Photo by Kind and Curious on Unsplash
Unfortunately, things didn’t work out the way the board thought they would. In fact, things got worse. But why? In order to understand why their mandate failed, it’s important to understand a little of how Innosure worked.
The way Innosure’s systems worked (development, product, support, infrastructure, and all the interconnected people) was that every year, leadership would set a budget for what they expected to spend over the course of the year. They would also come up with changes and new features they wanted added to the software. These additions would be prioritised and incentivised. And each team, or each area, would be responsible for their delivery. These items always superseded attempts to create more stability, deal with old debt, or otherwise improve existing systems (there’s a lot to unpack to understand why this happened, so for now we’re just going to say that it happened).
Innosure’s board and executive also weren’t aware of the level of debt and fragility in the system, so when it came time to budget, they were informed mostly by previous budgets, and not by the significant investments required to stabilise or improve their existing technical systems.
When the mandate was handed down to people responsible for doing the work, they knew it was impossible to achieve the target by doing things the right way — the rest of the organisation wasn’t aligned behind the changes that would have to happen to reduce outages, so none of their normal workload would be reduced in order to achieve the target.
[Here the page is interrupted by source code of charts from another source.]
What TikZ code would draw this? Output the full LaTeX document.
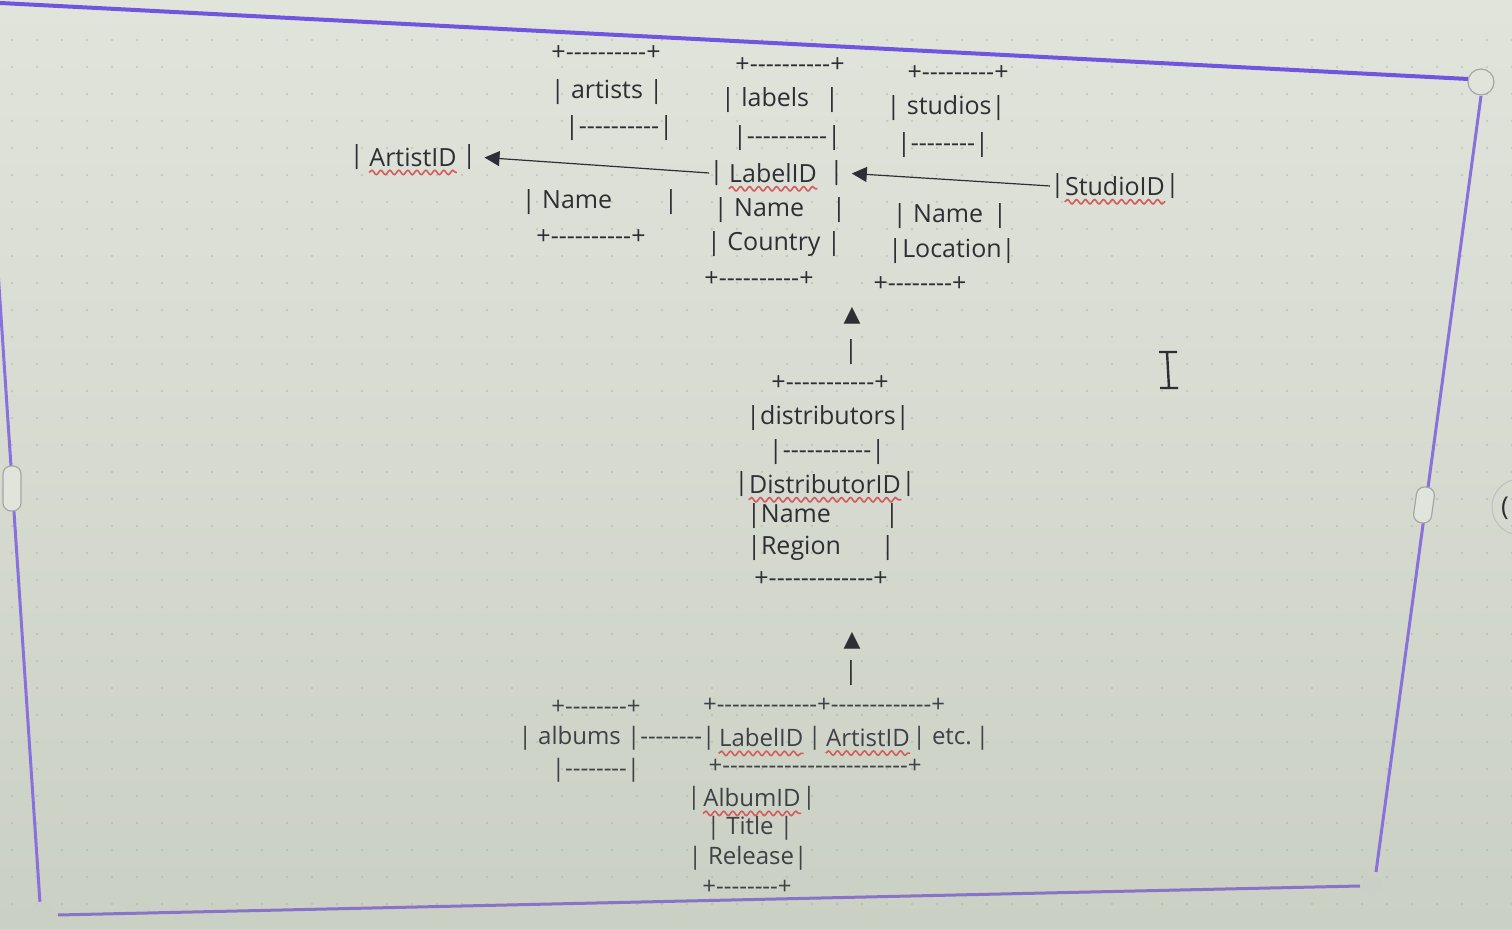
\documentclass[tikz,border=0pt]{standalone}
\usepackage{fontspec}
\setmainfont{Open Sans}[Ligatures=TeXOff]
\newfontfamily\symfont{DejaVu Sans}
\usetikzlibrary{positioning, arrows.meta, decorations.pathmorphing}
\definecolor{ink}{RGB}{44,48,52}
\definecolor{inklow}{RGB}{62,66,70}
\definecolor{paperhi}{RGB}{225,228,219}
\definecolor{paperlo}{RGB}{203,208,196}
\definecolor{frameline}{RGB}{112,86,222}
\definecolor{frameside}{RGB}{138,112,218}
\definecolor{squig}{RGB}{212,92,92}
\definecolor{dotc}{RGB}{160,168,162}
\newcommand\pad[1]{\hspace*{#1}}
\tikzset{
  txt/.style={inner sep=0pt, text=ink, font=\fontsize{12.5}{14}\selectfont},
  txtlow/.style={txt, text=inklow, font=\fontsize{12}{14}\selectfont},
  bar/.style={txt, node distance=2.5pt},
  wavy/.style={draw=squig, line width=0.8pt, decorate,
    decoration={snake, amplitude=1.1pt, segment length=4.5pt}},
  link/.style={draw=ink, line width=0.6pt, -{Triangle[length=7.5pt,width=7.5pt]}},
  handle/.style={draw=gray!70, line width=0.6pt, fill=paperhi}
}
\begin{document}
\begin{tikzpicture}[x=0.5pt,y=0.5pt,yscale=-1,xscale=1]
\useasboundingbox (0,0) rectangle (1512,929);

%Background
\shade[top color=paperhi, bottom color=paperlo] (0,0) rectangle (1512,929);
%Dot grid
\foreach \gx in {12,37,...,1512}
  \foreach \gy in {40,67,...,929}
    \fill[dotc, opacity=0.4] (\gx,\gy) circle (1.3);

%Frame: top, right, bottom, left
\draw[frameline, line width=2pt] (0,3) -- (1468,79) ;
\draw[frameside, line width=1.5pt] (1481,96) -- (1376,872) ;
\draw[frameside!80!gray, line width=1.5pt] (58,915) -- (1360,886) ;
\draw[frameside, line width=1.5pt] (-20,0) -- (40,903) ;
%Handles
\draw[handle] (1481,82) circle (13) ;
\draw[handle, rounded corners=4] (3,466) rectangle (21,511) ;
\draw[handle, rounded corners=4, rotate around={8:(1424,505)}] (1415,487) rectangle (1433,523) ;
\draw[gray!40, line width=0.5pt, fill=paperlo] (42,911) circle (9) ;
\draw[gray!40, line width=0.5pt, fill=paperlo] (1372,885) circle (9) ;
\draw[gray!50, line width=0.5pt] (1520,507) ++(105:28) arc (105:255:28) ;
\node[txt, font=\fontsize{13}{13}\selectfont] (rot) at (1505,508) {(};

%artists
\node[txt] (art1) at (606,53) {+----------+};
\node[txt] (art2) at (607,92) {| artists |};
\node[txt] (art3) at (619,128) {|----------|};
\node[txt] (artid) at (413,157) {ArtistID};
\node[bar, left=of artid] (artid-l) {|};
\node[bar, right=of artid] (artid-r) {|};
\node[txt] (art5) at (600,202) {| Name\pad{26pt}|};
\node[txt] (art6) at (591,237) {+----------+};

%labels
\node[txt] (lab1) at (790,65) {+----------+};
\node[txt] (lab2) at (780,100) {| labels\pad{8pt}|};
\node[txt] (lab3) at (787,138) {|----------|};
\node[txt] (labid) at (773,173) {LabelID};
\node[bar, left=of labid] (labid-l) {|};
\node[bar, right=6pt of labid] (labid-r) {|};
\node[txt] (lab5) at (780,210) {| Name\pad{14pt}|};
\node[txt] (lab6) at (774,244) {| Country |};
\node[txt] (lab7) at (759,279) {+----------+};

%studios
\node[txt] (stuid) at (1115,186) {StudioID};
\node[txt] (stu1) at (958,73) {+---------+};
\node[txt] (stu2) at (946,108) {| studios|};
\node[txt] (stu3) at (943,145) {|--------|};
\node[bar, left=0pt of stuid] (stuid-l) {|};
\node[bar, right=0pt of stuid] (stuid-r) {|};
\node[txt] (stu5) at (950,216) {| Name\pad{5pt}|};
\node[txt] (stu6) at (952,251) {|Location|};
\node[txt] (stu7) at (920,284) {+--------+};

%distributors
\node[txt, font=\symfont\fontsize{11}{12}\selectfont] (up1) at (852,316) {▲};
\node[txt] (up1s) at (851,352) {|};
\node[txt] (dis1) at (830,383) {+-----------+};
\node[txt] (dis2) at (828,418) {|distributors|};
\node[txt] (dis3) at (827,452) {|-----------|};
\node[txt] (disid) at (825,484) {DistributorID};
\node[bar, left=0pt of disid] (disid-l) {|};
\node[bar, right=0pt of disid] (disid-r) {|};
\node[txt] (dis5) at (823,516) {|Name\pad{27pt}|};
\node[txt] (dis6) at (821,548) {|Region\pad{20pt}|};
\node[txt] (dis7) at (821,579) {+-------------+};
\node[txt, font=\symfont\fontsize{11}{12}\selectfont] (up2) at (852,641) {▲};
\node[txt] (up2s) at (851,673) {|};

%albums
\node[txtlow] (alb1) at (596,707) {+--------+};
\node[txtlow] (alb2) at (824,705) {+-------------+-------------+};
\node[txtlow] (albhd) at (617,738) {| albums |--------|};
\node[txtlow, right=1.5pt of albhd] (alblab) {LabelID};
\node[txtlow, right=2pt of alblab] (albsep) {|};
\node[txtlow, right=2pt of albsep] (albart) {ArtistID};
\node[txtlow, right=1pt of albart] (albetc) {| etc.\,|};
\node[txtlow] (alb4) at (596,770) {|--------|};
\node[txtlow] (alb5) at (815,766) {+------------------------+};
\node[txtlow] (albid) at (752,798) {AlbumID};
\node[txtlow, left=1pt of albid] (albid-l) {|};
\node[txtlow, right=0.5pt of albid] (albid-r) {|};
\node[txtlow] (alb7) at (750,828) {| Title |};
\node[txtlow] (alb8) at (748,858) {| Release|};
\node[txtlow] (alb9) at (747,887) {+--------+};

%Spell-check underlines (yshift is flipped by yscale=-1)
\foreach \w in {artid, labid, stuid, disid, alblab, albart, albid}
  \draw[wavy] ([yshift=3.2pt]\w.base west) -- ([yshift=3.2pt]\w.base east) ;

%Links
\draw[link, shorten >=4pt] (labid-l.west) -- (artid-r.east) ;
\draw[link, shorten >=4pt] (stuid-l.west) -- (labid-r.east) ;

%Text cursor
\draw[ink, line width=1.2pt] (1167,352) -- (1169,388) (1159,352) -- (1177,352) (1160,388) -- (1178,388) ;

\end{tikzpicture}
\end{document}
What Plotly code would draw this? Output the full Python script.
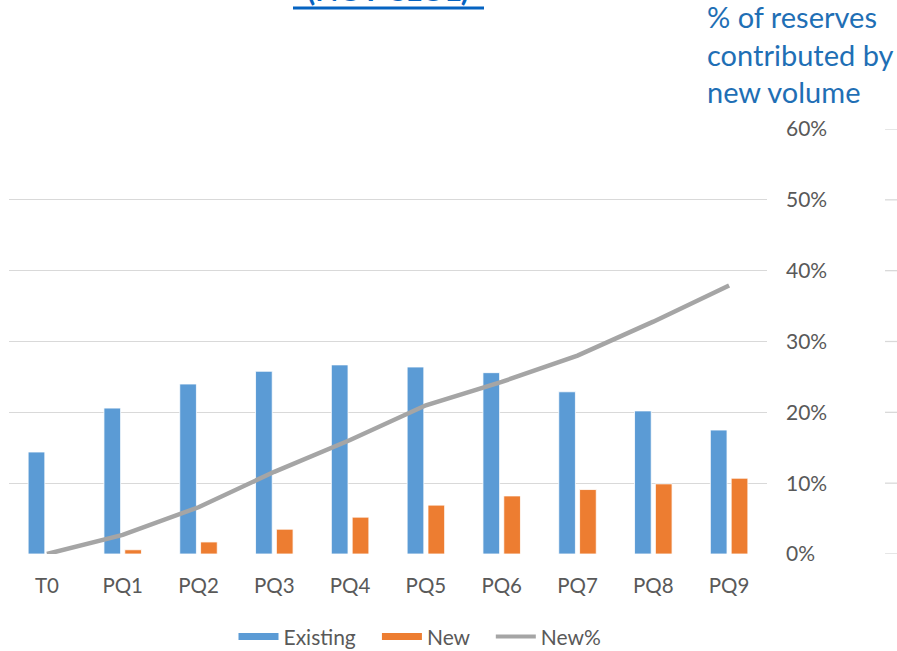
import plotly.graph_objects as go

# Quarterly reserves: existing vs. new volume, and share contributed by new volume
categories = ["T0", "PQ1", "PQ2", "PQ3", "PQ4", "PQ5", "PQ6", "PQ7", "PQ8", "PQ9"]
existing = [14.4, 20.6, 24.0, 25.8, 26.7, 26.4, 25.6, 22.9, 20.2, 17.5]
new = [0.0, 0.6, 1.7, 3.5, 5.2, 6.9, 8.2, 9.1, 9.9, 10.7]
new_pct = [0.0, 0.027, 0.066, 0.116, 0.161, 0.210, 0.243, 0.280, 0.328, 0.379]
pct_ticks = [0, 0.1, 0.2, 0.3, 0.4, 0.5, 0.6]

BLUE = "#5B9BD5"
ORANGE = "#ED7D31"
GREY = "#A5A5A5"
TEXT = "#595959"
GRID = "#D9D9D9"
FONT = "Lato, Carlito, Calibri, sans-serif"
GAP = "\u00a0\u00a0\u00a0"

fig = go.Figure()

fig.add_trace(go.Bar(
    x=categories, y=existing, name="Existing", yaxis="y",
    marker=dict(color=BLUE, line=dict(color="white", width=0.8)),
    showlegend=False,
))
fig.add_trace(go.Bar(
    x=categories, y=new, name="New", yaxis="y",
    marker=dict(color=ORANGE, line=dict(color="white", width=0.8)),
    showlegend=False,
))
fig.add_trace(go.Scatter(
    x=categories, y=new_pct, name="New%", yaxis="y2", mode="lines",
    line=dict(color=GREY, width=4.5), showlegend=False,
))

# Legend entries drawn as wide strokes
for name, color, w in [("Existing" + GAP, BLUE, 7), ("New" + GAP, ORANGE, 7), ("New%", GREY, 4)]:
    fig.add_trace(go.Scatter(
        x=[None], y=[None], mode="lines", name=name,
        line=dict(color=color, width=w), yaxis="y2",
    ))

# Gridline stubs continuing past the right-hand labels
shapes = [
    dict(type="line", xref="paper", yref="y2", x0=1.1557, x1=1.19, y0=t, y1=t,
         line=dict(color=GRID, width=1.3), layer="below")
    for t in pct_ticks
]
# Underline of the clipped heading
shapes.append(dict(type="line", xref="paper", yref="paper",
                   x0=(293 - 9) / 758, x1=(484 - 9) / 758,
                   y0=1 + (129 - 8) / 425, y1=1 + (129 - 8) / 425,
                   line=dict(color="#0563C1", width=3)))

fig.update_layout(
    width=897, height=651,
    margin=dict(l=9, r=130, t=129, b=97, autoexpand=False),
    paper_bgcolor="white", plot_bgcolor="white",
    font=dict(family=FONT, color=TEXT, size=20),
    barmode="group", bargap=0.45, bargroupgap=0.2,
    xaxis=dict(
        type="category", showgrid=False, showline=False, zeroline=False,
        ticks="", tickfont=dict(size=20.5, color=TEXT, family=FONT),
        ticklabelstandoff=17,
    ),
    yaxis=dict(
        range=[0, 60], visible=False, showgrid=False, zeroline=False,
    ),
    yaxis2=dict(
        range=[0, 0.6], overlaying="y", side="right", anchor="x",
        tickvals=pct_ticks, tickformat=".0%",
        showgrid=True, gridcolor=GRID, gridwidth=1.3,
        zeroline=False, showline=False, ticks="",
        tickfont=dict(size=21, color=TEXT, family=FONT),
        ticklabelstandoff=18,
    ),
    legend=dict(
        orientation="h", x=(420 - 9) / 758, xanchor="center", y=-0.195, yanchor="middle",
        font=dict(size=21, color=TEXT, family=FONT),
        itemwidth=40, traceorder="normal", bgcolor="rgba(0,0,0,0)",
    ),
    shapes=shapes,
    annotations=[
        dict(text="% of reserves<br>contributed by<br>new volume",
             xref="paper", yref="paper", x=(705 - 9) / 758, y=1 + (129 - 111) / 425,
             xanchor="left", yanchor="bottom", align="left", showarrow=False,
             font=dict(size=29, color="#1F6FB5", family=FONT)),
        dict(text="<b>(NOT CLOL)</b>",
             xref="paper", yref="paper", x=(388 - 9) / 758, y=1 + (129 - 9.5) / 425,
             xanchor="center", yanchor="bottom", showarrow=False,
             font=dict(size=30, color="#0563C1", family=FONT)),
    ],
)

fig.write_html("out.html")
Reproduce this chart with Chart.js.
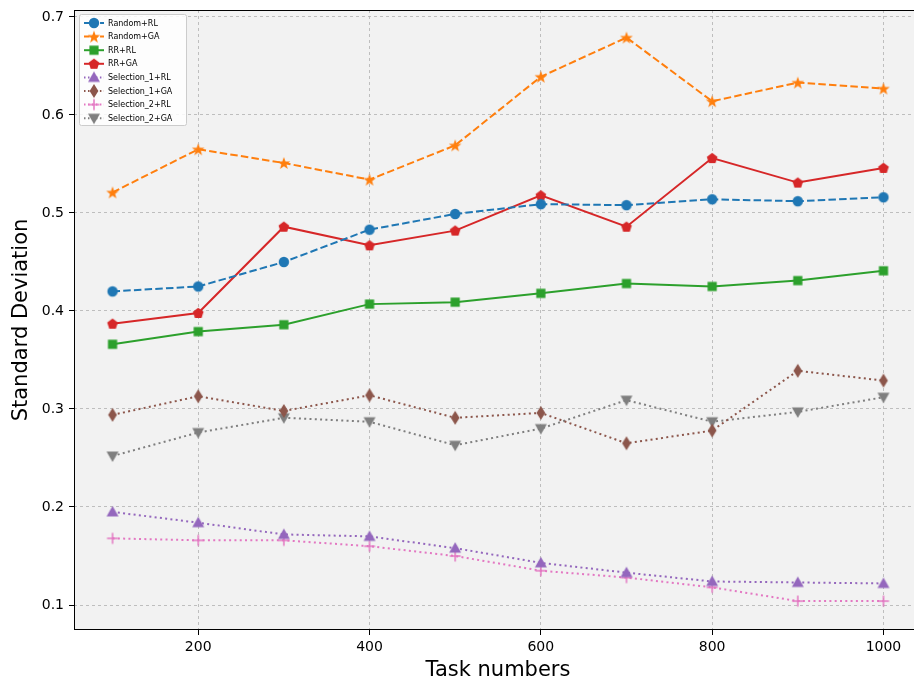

Did they let that stop them? Of course not. They had a target, and bonuses riding on achieving them.
That year, they hit their target. But knowing what we know about the organisation, we can be sure they didn’t do it by doing what the board wanted them to do. So, how did they achieve it? In the end, it was rather simple. As the year went on, and they got closer and closer to hitting the target, they would start recategorising outages from P1 or P2 down to P3 or P4. That way the board didn’t have to be told about them, and it wouldn’t affect their bonuses or push them over the target. It was genius… and terrible for the organisation.
During a P1 or P2 outage, the entire organisation is mobilised to reduce the impact, recover quickly, and ensure no customers are impacted more than is absolutely necessary. Time and money were spent on rectifying any problems that occurred during a P1 or P2, in order to keep customers from getting upset. By incorrectly categorising P1 and P2 outages as P3 or P4 outages, the following things happened (or didn’t):
Non-technical teams were not mobilised to ensure customers remained satisfied
The board was not notified of major outages
Teams outside those that were immediately affected weren’t available to help resolve problems
Things got worse. At the end of year 1, the board saw that their plan was working, so they continued with it. As far as they knew, their target was effective. Numbers don’t lie.
During year 2, things got more fragile. As the appetite for P1 and P2 outages continued to decrease, the number of real P1 and P2 outages increased. But because of the numbers, there were no questions about why there were more outages, or what would have to happen to reduce them. They were on their way down, after all.
There is a fix for this problem. The first step is understanding how bad the problem is. And that won’t happen while the target exists. Removing the target allows more honest reporting and measuring of what’s going on. That enables the executive and the board to understand the scale of the problem. And it enables them to try new things to reduce outages. By keeping P1 and P2 outages as a measure, instead of as a target, the variability in frequency can be identified, which then allows the organisation to start identifying patterns and causes (maybe outages go up after big releases, or when the main database server runs out of memory, or when a certain faulty router has a blip).
By keeping the data as raw as possible, it’s possible to see if particular interventions are effective, or they make things worse. Each time we try something, we can see the impact. It might take time to see it, but we will be able to. As soon as we turn the measure into a target, we skew behaviour. And it’s incredibly difficult to know how we will end up shaping behaviour. Since there are numerous ways the new behaviour could be harmful, and only 1 or 2 ways it could be helpful, we will almost always end up with unintended, harmful behaviour.
Once it’s clear what’s happening to outages, the second step becomes possible — learn how the various incentives and priorities being set impact the organisation’s ability to stabilise and modernise the existing technical systems.
Step 3 is to then gather information on what investments would be necessary to start improving the outage data. How to fix or eliminate the patterns (smaller releases, fragmenting the single database, replacing the router, etc), thereby reducing aggregate outages.
Step 4 is to implement a change, measure its impact, and decide whether it was an intervention worth keeping, or whether it needs to be removed.
Without Step 1, however, none of the other steps are ever seen or understood, because the scale of the problem can never be understood.
if management sets quantitative targets and makes people’s job depend on meeting them, “they will likely meet the targets — even if they have to destroy the enterprise to do it.” -Deming
Ultimately, the measure was never the problem. The measure is just data. It’s how the measure is used, and whether it’s made into a target, that determines whether there’s a problem.
* Lots of companies define their own outage scales. What’s important is that a P1 outage usually refers to something that takes the entire system down for all customers. A P2 outage is something that takes the entire system down for some customers, or takes part of the system down for all customers. P3 outages are those that take a part of the system down, but there’s a workaround. Severity is normally a 4 or 5 point scale.)